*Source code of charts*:
— START —

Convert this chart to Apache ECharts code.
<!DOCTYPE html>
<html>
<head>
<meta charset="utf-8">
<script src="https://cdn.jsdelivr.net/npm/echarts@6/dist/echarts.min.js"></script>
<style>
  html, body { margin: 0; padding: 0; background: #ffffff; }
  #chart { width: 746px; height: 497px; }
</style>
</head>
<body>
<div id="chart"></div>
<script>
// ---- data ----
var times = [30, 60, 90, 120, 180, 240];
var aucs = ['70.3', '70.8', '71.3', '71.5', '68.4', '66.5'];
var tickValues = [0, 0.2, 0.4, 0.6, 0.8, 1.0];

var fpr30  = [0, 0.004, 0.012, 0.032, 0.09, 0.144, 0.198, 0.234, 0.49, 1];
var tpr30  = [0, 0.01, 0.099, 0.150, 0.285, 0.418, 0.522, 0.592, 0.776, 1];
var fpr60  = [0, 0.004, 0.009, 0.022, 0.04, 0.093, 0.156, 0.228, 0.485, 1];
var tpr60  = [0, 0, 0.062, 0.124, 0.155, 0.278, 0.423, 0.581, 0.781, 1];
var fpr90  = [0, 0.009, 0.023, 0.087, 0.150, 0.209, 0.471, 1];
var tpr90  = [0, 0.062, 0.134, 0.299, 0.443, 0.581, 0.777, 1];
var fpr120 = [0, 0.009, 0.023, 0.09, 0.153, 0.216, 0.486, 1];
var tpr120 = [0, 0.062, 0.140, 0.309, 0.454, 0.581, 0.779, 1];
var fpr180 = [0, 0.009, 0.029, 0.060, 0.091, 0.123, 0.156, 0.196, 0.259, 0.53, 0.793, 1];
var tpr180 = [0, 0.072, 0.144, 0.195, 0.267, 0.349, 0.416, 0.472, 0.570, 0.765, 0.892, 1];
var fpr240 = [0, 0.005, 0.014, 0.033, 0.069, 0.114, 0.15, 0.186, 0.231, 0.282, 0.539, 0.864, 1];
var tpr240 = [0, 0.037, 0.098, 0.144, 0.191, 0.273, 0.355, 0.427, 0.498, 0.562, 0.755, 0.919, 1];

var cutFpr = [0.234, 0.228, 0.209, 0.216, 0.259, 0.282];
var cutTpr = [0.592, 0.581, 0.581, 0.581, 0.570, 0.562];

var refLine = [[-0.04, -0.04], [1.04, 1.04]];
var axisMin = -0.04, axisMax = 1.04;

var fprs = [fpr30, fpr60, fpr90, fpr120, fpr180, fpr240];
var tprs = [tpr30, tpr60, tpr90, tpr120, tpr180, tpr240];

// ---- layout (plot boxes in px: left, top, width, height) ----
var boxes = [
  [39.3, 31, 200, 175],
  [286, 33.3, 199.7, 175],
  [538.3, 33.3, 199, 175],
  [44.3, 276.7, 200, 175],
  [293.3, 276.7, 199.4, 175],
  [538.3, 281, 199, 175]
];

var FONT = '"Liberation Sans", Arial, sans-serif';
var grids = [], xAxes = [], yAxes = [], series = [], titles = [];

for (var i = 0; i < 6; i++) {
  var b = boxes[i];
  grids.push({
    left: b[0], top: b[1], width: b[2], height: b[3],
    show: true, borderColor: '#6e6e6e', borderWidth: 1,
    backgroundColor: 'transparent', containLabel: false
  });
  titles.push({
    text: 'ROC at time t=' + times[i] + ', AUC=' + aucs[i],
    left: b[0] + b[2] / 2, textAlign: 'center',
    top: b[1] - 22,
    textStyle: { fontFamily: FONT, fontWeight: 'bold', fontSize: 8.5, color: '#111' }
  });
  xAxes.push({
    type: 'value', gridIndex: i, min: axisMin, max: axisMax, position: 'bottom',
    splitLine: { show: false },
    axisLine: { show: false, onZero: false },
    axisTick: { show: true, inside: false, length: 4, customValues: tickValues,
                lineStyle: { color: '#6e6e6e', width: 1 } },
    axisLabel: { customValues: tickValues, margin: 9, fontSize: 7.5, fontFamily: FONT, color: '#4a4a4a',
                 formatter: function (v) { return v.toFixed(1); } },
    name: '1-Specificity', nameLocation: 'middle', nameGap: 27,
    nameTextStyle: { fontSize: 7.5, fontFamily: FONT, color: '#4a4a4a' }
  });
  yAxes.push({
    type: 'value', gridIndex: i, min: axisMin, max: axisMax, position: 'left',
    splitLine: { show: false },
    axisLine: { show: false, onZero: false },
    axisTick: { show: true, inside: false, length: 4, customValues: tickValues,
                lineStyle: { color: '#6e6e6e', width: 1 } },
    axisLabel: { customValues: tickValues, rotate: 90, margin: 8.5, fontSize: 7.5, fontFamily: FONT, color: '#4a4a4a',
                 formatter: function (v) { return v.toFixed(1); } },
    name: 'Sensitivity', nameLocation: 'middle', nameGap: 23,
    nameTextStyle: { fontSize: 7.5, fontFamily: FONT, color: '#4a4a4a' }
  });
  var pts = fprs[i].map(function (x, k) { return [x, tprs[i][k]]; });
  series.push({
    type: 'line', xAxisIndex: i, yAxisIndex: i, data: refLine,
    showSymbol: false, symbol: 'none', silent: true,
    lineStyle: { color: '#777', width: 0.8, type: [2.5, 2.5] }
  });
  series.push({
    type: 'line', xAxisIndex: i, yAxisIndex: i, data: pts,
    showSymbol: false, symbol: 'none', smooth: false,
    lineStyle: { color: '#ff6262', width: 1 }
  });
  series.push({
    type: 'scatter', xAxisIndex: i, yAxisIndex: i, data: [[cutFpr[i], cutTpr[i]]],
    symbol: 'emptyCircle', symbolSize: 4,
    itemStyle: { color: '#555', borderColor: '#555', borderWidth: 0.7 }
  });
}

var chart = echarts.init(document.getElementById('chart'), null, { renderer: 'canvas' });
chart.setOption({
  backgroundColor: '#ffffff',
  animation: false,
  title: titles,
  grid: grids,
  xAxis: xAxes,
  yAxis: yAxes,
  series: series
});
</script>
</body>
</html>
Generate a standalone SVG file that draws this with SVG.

— END —

*EXERCISE REQUIREMENTS*:
Retype the material in full. Each word must match.

*EXERCISE SOLUTION*:
Convert this chart to Apache ECharts code.
<!DOCTYPE html>
<html>
<head>
<meta charset="utf-8">
<script src="https://cdn.jsdelivr.net/npm/echarts@6/dist/echarts.min.js"></script>
<style>
  html, body { margin: 0; padding: 0; background: #ffffff; }
  #chart { width: 746px; height: 497px; }
</style>
</head>
<body>
<div id="chart"></div>
<script>
// ---- data ----
var times = [30, 60, 90, 120, 180, 240];
var aucs = ['70.3', '70.8', '71.3', '71.5', '68.4', '66.5'];
var tickValues = [0, 0.2, 0.4, 0.6, 0.8, 1.0];

var fpr30  = [0, 0.004, 0.012, 0.032, 0.09, 0.144, 0.198, 0.234, 0.49, 1];
var tpr30  = [0, 0.01, 0.099, 0.150, 0.285, 0.418, 0.522, 0.592, 0.776, 1];
var fpr60  = [0, 0.004, 0.009, 0.022, 0.04, 0.093, 0.156, 0.228, 0.485, 1];
var tpr60  = [0, 0, 0.062, 0.124, 0.155, 0.278, 0.423, 0.581, 0.781, 1];
var fpr90  = [0, 0.009, 0.023, 0.087, 0.150, 0.209, 0.471, 1];
var tpr90  = [0, 0.062, 0.134, 0.299, 0.443, 0.581, 0.777, 1];
var fpr120 = [0, 0.009, 0.023, 0.09, 0.153, 0.216, 0.486, 1];
var tpr120 = [0, 0.062, 0.140, 0.309, 0.454, 0.581, 0.779, 1];
var fpr180 = [0, 0.009, 0.029, 0.060, 0.091, 0.123, 0.156, 0.196, 0.259, 0.53, 0.793, 1];
var tpr180 = [0, 0.072, 0.144, 0.195, 0.267, 0.349, 0.416, 0.472, 0.570, 0.765, 0.892, 1];
var fpr240 = [0, 0.005, 0.014, 0.033, 0.069, 0.114, 0.15, 0.186, 0.231, 0.282, 0.539, 0.864, 1];
var tpr240 = [0, 0.037, 0.098, 0.144, 0.191, 0.273, 0.355, 0.427, 0.498, 0.562, 0.755, 0.919, 1];

var cutFpr = [0.234, 0.228, 0.209, 0.216, 0.259, 0.282];
var cutTpr = [0.592, 0.581, 0.581, 0.581, 0.570, 0.562];

var refLine = [[-0.04, -0.04], [1.04, 1.04]];
var axisMin = -0.04, axisMax = 1.04;

var fprs = [fpr30, fpr60, fpr90, fpr120, fpr180, fpr240];
var tprs = [tpr30, tpr60, tpr90, tpr120, tpr180, tpr240];

// ---- layout (plot boxes in px: left, top, width, height) ----
var boxes = [
  [39.3, 31, 200, 175],
  [286, 33.3, 199.7, 175],
  [538.3, 33.3, 199, 175],
  [44.3, 276.7, 200, 175],
  [293.3, 276.7, 199.4, 175],
  [538.3, 281, 199, 175]
];

var FONT = '"Liberation Sans", Arial, sans-serif';
var grids = [], xAxes = [], yAxes = [], series = [], titles = [];

for (var i = 0; i < 6; i++) {
  var b = boxes[i];
  grids.push({
    left: b[0], top: b[1], width: b[2], height: b[3],
    show: true, borderColor: '#6e6e6e', borderWidth: 1,
    backgroundColor: 'transparent', containLabel: false
  });
  titles.push({
    text: 'ROC at time t=' + times[i] + ', AUC=' + aucs[i],
    left: b[0] + b[2] / 2, textAlign: 'center',
    top: b[1] - 22,
    textStyle: { fontFamily: FONT, fontWeight: 'bold', fontSize: 8.5, color: '#111' }
  });
  xAxes.push({
    type: 'value', gridIndex: i, min: axisMin, max: axisMax, position: 'bottom',
    splitLine: { show: false },
    axisLine: { show: false, onZero: false },
    axisTick: { show: true, inside: false, length: 4, customValues: tickValues,
                lineStyle: { color: '#6e6e6e', width: 1 } },
    axisLabel: { customValues: tickValues, margin: 9, fontSize: 7.5, fontFamily: FONT, color: '#4a4a4a',
                 formatter: function (v) { return v.toFixed(1); } },
    name: '1-Specificity', nameLocation: 'middle', nameGap: 27,
    nameTextStyle: { fontSize: 7.5, fontFamily: FONT, color: '#4a4a4a' }
  });
  yAxes.push({
    type: 'value', gridIndex: i, min: axisMin, max: axisMax, position: 'left',
    splitLine: { show: false },
    axisLine: { show: false, onZero: false },
    axisTick: { show: true, inside: false, length: 4, customValues: tickValues,
                lineStyle: { color: '#6e6e6e', width: 1 } },
    axisLabel: { customValues: tickValues, rotate: 90, margin: 8.5, fontSize: 7.5, fontFamily: FONT, color: '#4a4a4a',
                 formatter: function (v) { return v.toFixed(1); } },
    name: 'Sensitivity', nameLocation: 'middle', nameGap: 23,
    nameTextStyle: { fontSize: 7.5, fontFamily: FONT, color: '#4a4a4a' }
  });
  var pts = fprs[i].map(function (x, k) { return [x, tprs[i][k]]; });
  series.push({
    type: 'line', xAxisIndex: i, yAxisIndex: i, data: refLine,
    showSymbol: false, symbol: 'none', silent: true,
    lineStyle: { color: '#777', width: 0.8, type: [2.5, 2.5] }
  });
  series.push({
    type: 'line', xAxisIndex: i, yAxisIndex: i, data: pts,
    showSymbol: false, symbol: 'none', smooth: false,
    lineStyle: { color: '#ff6262', width: 1 }
  });
  series.push({
    type: 'scatter', xAxisIndex: i, yAxisIndex: i, data: [[cutFpr[i], cutTpr[i]]],
    symbol: 'emptyCircle', symbolSize: 4,
    itemStyle: { color: '#555', borderColor: '#555', borderWidth: 0.7 }
  });
}

var chart = echarts.init(document.getElementById('chart'), null, { renderer: 'canvas' });
chart.setOption({
  backgroundColor: '#ffffff',
  animation: false,
  title: titles,
  grid: grids,
  xAxis: xAxes,
  yAxis: yAxes,
  series: series
});
</script>
</body>
</html>
Generate a standalone SVG file that draws this with SVG.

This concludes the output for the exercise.